Texas Roots
Texans established trail driving as a regular occupation. In 1836, when Texas was still part of Mexico, there was a "Beef Trail" to New Orleans. In the 1840s the Tejanos extended their markets northward into Missouri. The towns of Sedalia, Baxter Springs, Springfield, and St. Louis became principal markets. During the 1850s, emigration and freighting from the Missouri River westward caused a rise in demand for oxen. In 1858, the firm of Russell, Majors and Waddell utilized about 40,000 oxen. Longhorns were trained by the thousands for work oxen. Herds of longhorns were driven to Chicago, and at least one herd was driven all the way to New York.

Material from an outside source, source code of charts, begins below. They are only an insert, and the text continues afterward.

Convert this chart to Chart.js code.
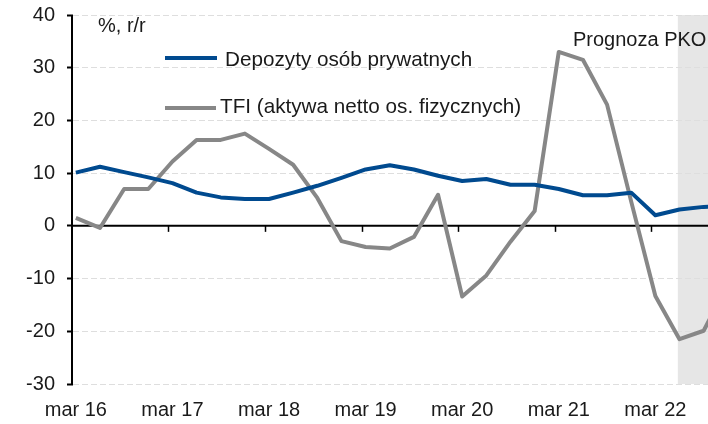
<!DOCTYPE html>
<html>
<head>
<meta charset="utf-8">
<script src="https://cdn.jsdelivr.net/npm/chart.js@4/dist/chart.umd.min.js"></script>
<style>
  html, body { margin: 0; padding: 0; background: #ffffff; }
  #wrap { width: 708px; height: 424px; }
</style>
</head>
<body>
<div id="wrap"><canvas id="c" width="708" height="424"></canvas></div>
<script>
// Quarterly observations, mar 16 .. gru 22
const categories = [
  'mar 16','cze 16','wrz 16','gru 16',
  'mar 17','cze 17','wrz 17','gru 17',
  'mar 18','cze 18','wrz 18','gru 18',
  'mar 19','cze 19','wrz 19','gru 19',
  'mar 20','cze 20','wrz 20','gru 20',
  'mar 21','cze 21','wrz 21','gru 21',
  'mar 22','cze 22','wrz 22','gru 22'
];
const depozyty = [10.1, 11.2, 10.2, 9.2, 8.1, 6.3, 5.4, 5.1, 5.1, 6.3, 7.6, 9.1, 10.7, 11.5, 10.7, 9.5, 8.5, 8.9, 7.8, 7.8, 7.0, 5.8, 5.8, 6.3, 2.0, 3.1, 3.6, 3.7];
const tfi = [1.5, -0.4, 7.0, 7.0, 12.2, 16.3, 16.3, 17.5, 14.6, 11.6, 5.3, -2.9, -4.0, -4.3, -2.1, 5.9, -13.4, -9.4, -3.0, 2.8, 33.0, 31.5, 23.0, 4.6, -13.3, -21.5, -19.9, -11.0];
const xTickLabels = ['mar 16','mar 17','mar 18','mar 19','mar 20','mar 21','mar 22'];
const yTicks = [-30, -20, -10, 0, 10, 20, 30, 40];
const seriesNames = ['Depozyty osób prywatnych', 'TFI (aktywa netto os. fizycznych)'];
const unitLabel = '%, r/r';
const forecastLabel = 'Prognoza PKO';
const forecastStart = 'cze 22';

const BLUE = '#004a8f';
const GREY = '#878787';
const FONT = '"Liberation Sans", Arial, sans-serif';
const TEXT = '#1a1a1a';

const toPts = arr => arr.map((v, i) => ({ x: i, y: v }));
const tickIdx = xTickLabels.map(l => categories.indexOf(l));
const fcIdx = categories.indexOf(forecastStart);

const decor = {
  id: 'decor',
  beforeDraw(chart) {
    const { ctx, chartArea: a, scales: { x } } = chart;
    const x0 = x.getPixelForValue(fcIdx - 0.07);
    ctx.save();
    ctx.fillStyle = '#e6e6e6';
    ctx.fillRect(x0, a.top, a.right - x0, a.bottom - a.top);
    ctx.restore();
  },
  beforeDatasetsDraw(chart) {
    const { ctx, chartArea: a, scales: { x, y } } = chart;
    const y0 = y.getPixelForValue(0);
    ctx.save();
    ctx.strokeStyle = '#000';
    ctx.lineWidth = 2;
    ctx.beginPath();
    ctx.moveTo(a.left, y0); ctx.lineTo(a.right, y0);
    ctx.stroke();
    ctx.beginPath();
    ctx.moveTo(a.left - 1, a.top); ctx.lineTo(a.left - 1, a.bottom + 1);
    ctx.stroke();
    // year ticks on zero line
    ctx.lineWidth = 1.5;
    for (let k = 1; k < tickIdx.length; k++) {
      const px = Math.round(x.getPixelForValue(tickIdx[k] - 0.17)) + 0.5;
      ctx.beginPath();
      ctx.moveTo(px, y0); ctx.lineTo(px, y0 + 6);
      ctx.stroke();
    }
    ctx.restore();
  },
  afterDatasetsDraw(chart) {
    const { ctx } = chart;
    ctx.save();
    ctx.lineWidth = 4;
    ctx.lineCap = 'butt';
    ctx.strokeStyle = BLUE;
    ctx.beginPath(); ctx.moveTo(165, 58); ctx.lineTo(217, 58); ctx.stroke();
    ctx.strokeStyle = GREY;
    ctx.beginPath(); ctx.moveTo(165, 108); ctx.lineTo(216, 108); ctx.stroke();
    ctx.fillStyle = TEXT;
    ctx.font = '20.7px ' + FONT;
    ctx.textBaseline = 'alphabetic';
    ctx.textAlign = 'left';
    ctx.fillText(seriesNames[0], 225, 66);
    ctx.fillText(seriesNames[1], 220, 113);
    ctx.font = '20px ' + FONT;
    ctx.fillText(unitLabel, 98, 32);
    ctx.fillText(forecastLabel, 573, 46);
    ctx.restore();
  }
};

new Chart(document.getElementById('c'), {
  type: 'line',
  data: {
    datasets: [
      { label: seriesNames[0], data: toPts(depozyty), borderColor: BLUE, borderWidth: 4, pointRadius: 0, tension: 0, borderJoinStyle: 'round', fill: false },
      { label: seriesNames[1], data: toPts(tfi), borderColor: GREY, borderWidth: 4, pointRadius: 0, tension: 0, borderJoinStyle: 'round', fill: false }
    ]
  },
  options: {
    responsive: false,
    devicePixelRatio: 1,
    animation: false,
    events: [],
    layout: { padding: { top: 15, right: 0, left: 0, bottom: 0 } },
    plugins: { legend: { display: false }, tooltip: { enabled: false } },
    scales: {
      x: {
        type: 'linear',
        min: -0.118,
        max: 26.18,
        grid: { display: false, drawTicks: false },
        border: { display: false },
        afterBuildTicks: s => { s.ticks = tickIdx.map(v => ({ value: v })); },
        afterFit: s => { s.height = 40; s.paddingLeft = 0; s.paddingRight = 0; },
        ticks: {
          autoSkip: false,
          maxRotation: 0,
          padding: 14,
          color: TEXT,
          font: { family: FONT, size: 20 },
          callback: v => categories[v]
        }
      },
      y: {
        min: -30,
        max: 40,
        afterBuildTicks: s => { s.ticks = yTicks.map(v => ({ value: v })); },
        afterFit: s => { s.width = 73; s.paddingTop = 0; s.paddingBottom = 0; },
        grid: {
          color: c => (c.tick && c.tick.value === 0) ? 'rgba(0,0,0,0)' : '#dedede',
          lineWidth: 1,
          drawTicks: true,
          tickLength: 6,
          tickColor: '#000',
          tickWidth: 2,
          tickBorderDash: []
        },
        border: { display: false, dash: [6, 3] },
        ticks: {
          padding: 12,
          color: TEXT,
          font: { family: FONT, size: 20 }
        }
      }
    }
  },
  plugins: [decor]
});
</script>
</body>
</html>
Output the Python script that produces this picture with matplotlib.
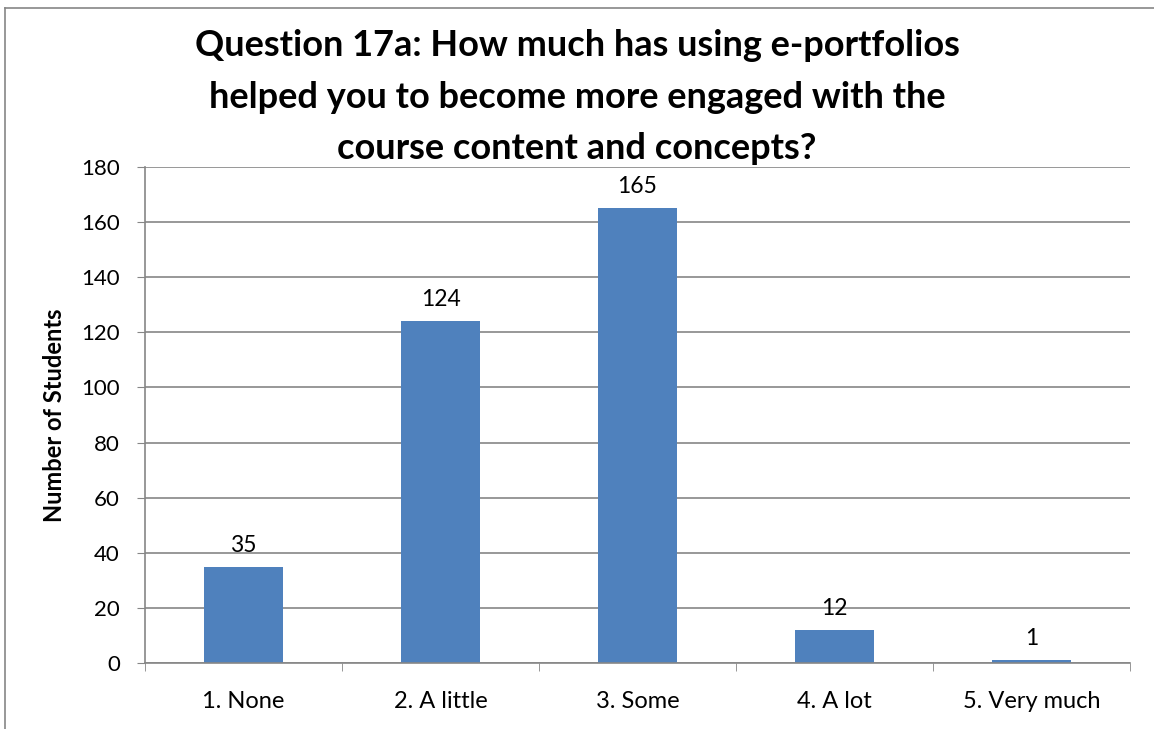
import matplotlib
matplotlib.use("Agg")
import matplotlib.pyplot as plt
from matplotlib.lines import Line2D

categories = ['1. None', '2. A little', '3. Some', '4. A lot', '5. Very much']
students = [35, 124, 165, 12, 1]

plt.rcParams['font.family'] = ['Lato', 'DejaVu Sans']

fig = plt.figure(figsize=(11.54, 7.29), dpi=100)
ax = fig.add_axes([145 / 1154, 1 - 663 / 729, (1130 - 145) / 1154, (663 - 167) / 729])

x = list(range(len(categories)))
bars = ax.bar(x, students, width=0.4, color='#4F81BD')
for b, v in zip(bars, students):
    ax.text(b.get_x() + b.get_width() / 2, v + 4, str(v), ha='center', va='bottom', fontsize=16.5)

ax.set_xlim(-0.5, len(categories) - 0.5)
ax.set_ylim(0, 180)
ax.set_yticks(range(0, 181, 20))
ax.set_xticks(x)
ax.set_xticklabels(categories, fontsize=17)
ax.tick_params(axis='y', labelsize=16, length=6, color='#868686', pad=12)
ax.tick_params(axis='x', length=0, pad=20)
# category boundary ticks
ax.set_xticks([i - 0.5 for i in range(len(categories) + 1)], minor=True)
ax.tick_params(axis='x', which='minor', length=6, color='#868686')
ax.yaxis.grid(True, color='#868686', linewidth=1.2)
ax.set_axisbelow(True)
for s in ['top', 'right']:
    ax.spines[s].set_visible(False)
for s in ['left', 'bottom']:
    ax.spines[s].set_color('#868686')
    ax.spines[s].set_linewidth(1.2)

ax.set_ylabel('Number of Students', fontsize=17, fontweight='bold', labelpad=11)
fig.text(0.5, 1 - 97 / 729,
         'Question 17a: How much has using e-portfolios\nhelped you to become more engaged with the\ncourse content and concepts?',
         ha='center', va='center', fontsize=26, fontweight='bold', linespacing=1.68)

# outer chart frame (cropped at right and bottom)
fig.add_artist(Line2D([5 / 1154, 5 / 1154], [0, 1 - 8 / 729], color='#868686', linewidth=1.2))
fig.add_artist(Line2D([5 / 1154, 1], [1 - 8 / 729, 1 - 8 / 729], color='#868686', linewidth=1.2))

fig.savefig('out.png', dpi=100)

The gold boom in California in the 1850s created a demand for beef and provided people with the cash to pay for it. Thus, though most cattle were obtained locally or from Mexico, very long drives were attempted. Australians began cattle drives to ports for shipment of beef to San Francisco and, after freezing methods were developed, all the way to Britain. In 1853 the Italian aristocrat Leonetto Cipriani undertook a drive from St. Louis to San Francisco along the California Trail; he returned to Europe in 1855 with large profits.
During the American Civil War before the Union seized the Mississippi River in 1863, Texans drove cattle into the Confederacy for the use of the Confederate Army. In October, 1862 a Union naval patrol on the southern Mississippi River captured 1,500 head of Longhorns which had been destined for Confederate military posts in Louisiana. The permanent loss of the main cattle supply after 1863 was a serious blow to the Confederate Army.
However, in 1865 at the end of the Civil War, Philip Danforth Armour opened a meat packing plant in Chicago known as Armour and Company, and with the expansion of the meat packing industry, the demand for beef increased significantly. By 1866, cattle could be sold to northern markets for as much as $40 per head, making it potentially profitable for cattle, particularly from Texas, to be herded long distances to market.